The industry is watching a triad of emerging technologies compete for this storage and reliability market:

  • Long-Duration Storage: Companies like Form Energy are securing major institutional commitments, such as Google’s billion-dollar investment in 100-hour battery systems.
  • Geothermal Advances: Recent IPO activity for companies like Fervo Energy suggests that baseload carbon-free energy is moving toward commercial viability.
  • Next-Gen Nuclear: Developments from players like X-energy signal that modular and factory-produced nuclear power is becoming a tangible, bankable alternative to gas peaking plants.

The Economics of Energy Independence

Beyond technical viability, the transition to solar represents a shift toward heightened national security. BloombergNEF’s analysis indicates that current trends toward electrification prioritize energy self-sufficiency. Under both baseline economic models and aggressive net-zero scenarios, nations are showing a reduced reliance on foreign energy imports.

Even oil-wealthy nations, such as Saudi Arabia, stand to gain domestic economic stability by diversifying away from internal fuel use, potentially freeing up exports while generating cheaper, localized baseload power.
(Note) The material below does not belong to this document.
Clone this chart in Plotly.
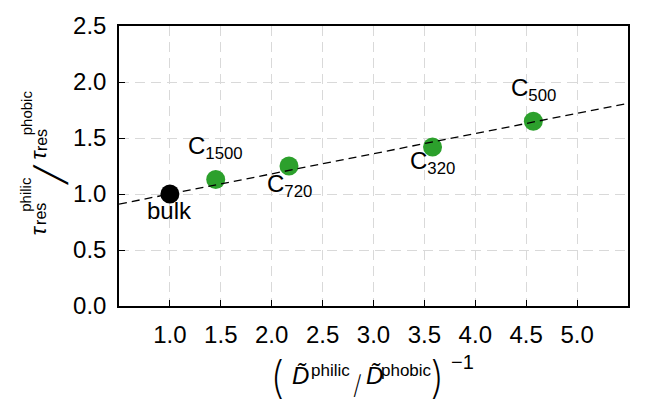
import plotly.graph_objects as go

# ---- data ----
labels = ["bulk", "C<sub>1500</sub>", "C<sub>720</sub>", "C<sub>320</sub>", "C<sub>500</sub>"]
x_vals = [1.00, 1.45, 2.17, 3.58, 4.57]
y_vals = [1.00, 1.13, 1.25, 1.42, 1.65]
colors = ["black", "#2ca02c", "#2ca02c", "#2ca02c", "#2ca02c"]
fit_x = [0.5, 5.5]
fit_y = [0.91, 1.81]
x_ticks = [1.0, 1.5, 2.0, 2.5, 3.0, 3.5, 4.0, 4.5, 5.0]
y_ticks = [0.0, 0.5, 1.0, 1.5, 2.0, 2.5]

# label offsets (pixels) relative to each point
label_shift = [(0, -16), (0, 32), (0, -19), (0, -16), (0, 32)]

FONT = "Liberation Sans, Arial, sans-serif"
THIN = "DejaVu Sans, sans-serif"
W, H = 647, 408
L, R, T, B = 119, 19, 14, 102
PW, PH = W - L - R, H - T - B


def px2paper(px, py):
    return (px - L) / PW, (H - B - py) / PH


fig = go.Figure()
fig.add_trace(go.Scatter(
    x=x_vals, y=y_vals, mode="markers",
    marker=dict(size=19, color=colors, line=dict(width=0)),
    showlegend=False, hoverinfo="skip"))
fig.add_trace(go.Scatter(
    x=fit_x, y=fit_y, mode="lines",
    line=dict(color="black", width=1.3, dash="8px,5px"),
    showlegend=False, hoverinfo="skip"))

annotations = []
for lab, xv, yv, (dx, dy) in zip(labels, x_vals, y_vals, label_shift):
    annotations.append(dict(
        x=xv, y=yv, xref="x", yref="y", text=lab, showarrow=False,
        xshift=dx, yshift=dy, xanchor="center", yanchor="middle",
        font=dict(family=FONT, size=24, color="black")))

# y-axis title pieces (rotated)
ytitle = [
    ("<i>τ</i>", 22, FONT, 38, 227),
    ("res", 16, FONT, 41, 210),
    ("philic", 15, FONT, 26, 190),
    ("\u2571", 30, THIN, 51, 169),
    ("<i>τ</i>", 22, FONT, 38, 148),
    ("res", 16, FONT, 41, 133),
    ("phobic", 15, FONT, 26, 105),
]
for txt, sz, fam, px, py in ytitle:
    xp, yp = px2paper(px, py)
    annotations.append(dict(
        x=xp, y=yp, xref="paper", yref="paper", text=txt, showarrow=False,
        textangle=-90, xanchor="center", yanchor="middle",
        font=dict(family=fam, size=sz, color="black")))

# x-axis title pieces
xtitle = [
    ("(", 44, "Inter", 200, 277, 380),
    ("<i>D\u0303</i>", 24, FONT, 400, 300, 378),
    ("philic", 17, FONT, 400, 330, 373),
    ("/", 26, "Inter", 200, 357, 388),
    ("<i>D\u0303</i>", 24, FONT, 400, 374, 378),
    ("phobic", 17, FONT, 400, 406, 373),
    (")", 44, "Inter", 200, 437, 380),
    ("\u22121", 20, FONT, 400, 462, 364),
]
for txt, sz, fam, wt, px, py in xtitle:
    xp, yp = px2paper(px, py)
    annotations.append(dict(
        x=xp, y=yp, xref="paper", yref="paper", text=txt, showarrow=False,
        xanchor="center", yanchor="middle",
        font=dict(family=fam, size=sz, color="black", weight=wt)))

grid = dict(showgrid=True, gridcolor="#d9d9d9", gridwidth=1.3, griddash="10px,6px")

fig.update_layout(
    width=W, height=H, autosize=False,
    margin=dict(l=L, r=R, t=T, b=B, pad=0),
    paper_bgcolor="white", plot_bgcolor="white",
    font=dict(family=FONT, size=24, color="black"),
    annotations=annotations,
    xaxis=dict(range=[0.5, 5.5], tickvals=x_ticks,
               ticktext=[f"{v:.1f}" for v in x_ticks],
               ticks="inside", ticklen=6, tickwidth=1.2, tickcolor="black",
               showline=True, linecolor="black", linewidth=1.5, mirror=True,
               zeroline=False, tickfont=dict(size=24), ticklabelstandoff=6,
               **grid),
    yaxis=dict(range=[0.0, 2.5], tickvals=y_ticks,
               ticktext=[f"{v:.1f}" for v in y_ticks],
               ticks="inside", ticklen=6, tickwidth=1.2, tickcolor="black",
               showline=True, linecolor="black", linewidth=1.5, mirror=True,
               zeroline=False, tickfont=dict(size=24), ticklabelstandoff=6,
               **grid),
)

fig.write_html("out.html")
By decoupling national electricity supply from global supply chains and volatile fossil-fuel commodity markets, the global grid is trending toward a future where energy is not just cleaner, but significantly more resilient to geopolitical conflict.

Market Drivers: China and Manufacturing Scale

Solar’s path to dominance is largely the result of two factors: China’s aggressive industrial subsidies and the relentless efficiency loop of mass manufacturing. As Kimmel notes, costs tend to fall with every doubling of installed capacity—a metric in which solar has consistently outperformed historical models. With prices expected to drop an additional 30% by 2035, solar is effectively pricing its competitors out of the market. While grid-scale battery storage is in its infancy today, with 112 gigawatts installed globally last year, that figure is projected to triple by 2035, cementing the marriage between low-cost photovoltaics and high-capacity storage.